Co-authored by Khalid al-Jabri
As the United States and its allies stand united against the Russian invasion of Ukraine, Saudi Arabia is siding with Russia. By failing to publicly condemn the invasion and reiterating its commitment to the OPEC+ agreement, the Saudi government exposed cracks in its long-standing partnership with the United States.
Despite entreaties to raise oil production, Saudi Crown Prince Mohammed bin Salman allegedly declined to speak with U.S. President Joe Biden a week after speaking with Russian President Vladimir Putin.
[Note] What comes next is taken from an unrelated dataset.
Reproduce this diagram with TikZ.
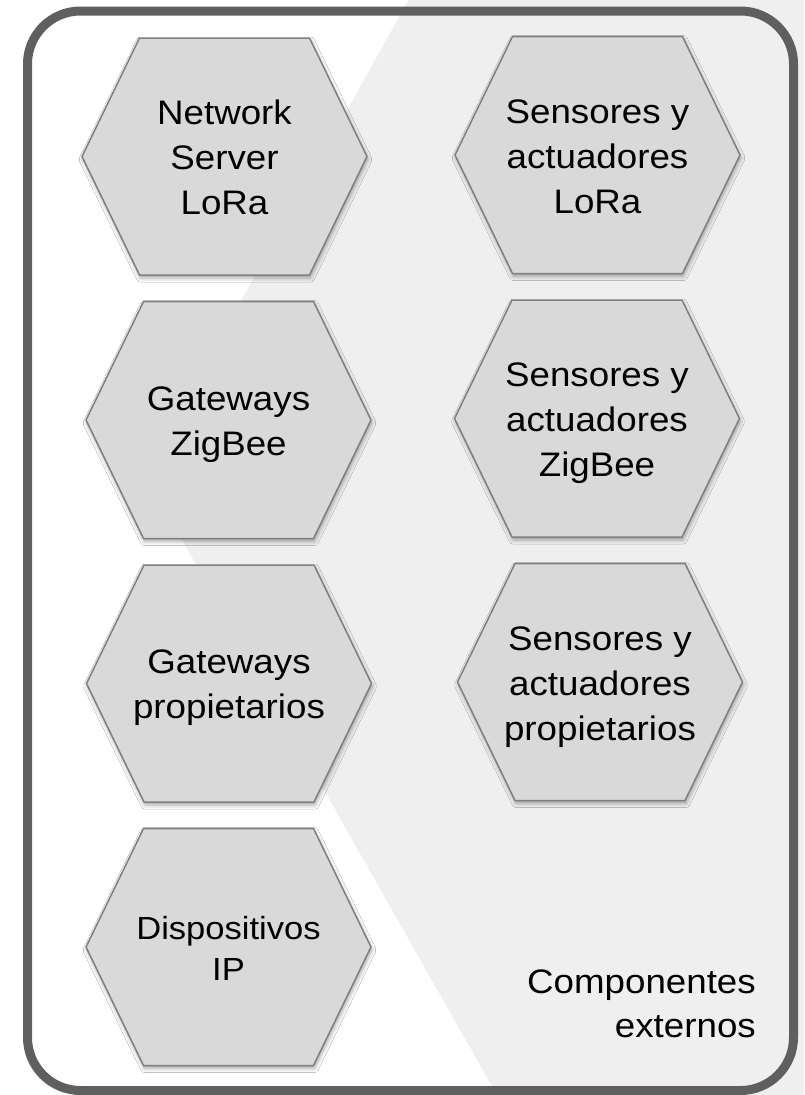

By refusing to compensate for Russian oil, the crown prince is facilitating Putin’s aggression by allowing him to weaponize energy in the face of sanctions imposed by the international community and hold energy-dependent European countries hostage to Russian oil and gas.
On Monday, the Saudi government still refused to condemn Russian actions: Instead, the Saudi foreign minister spoke with his Russian counterpart, affirming the countries’ bilateral relations and “ways to strengthen and consolidate them.”
Saudi unwillingness to raise oil output in response to Biden’s request represents the latest sign of shifting loyalties.
Despite Saudi intransigence, the Biden administration recently sent additional Patriot anti-missile systems to the kingdom as Houthi attacks hit Saudi water and energy facilities. In a declaration of their need for U.S. protection, the Saudis issued a statement denying responsibility for any oil supply shortages caused by these attacks; Washington sent the defenses without any reported guarantees that Riyadh would raise production, a commitment by ARAMCO to increase investment notwithstanding.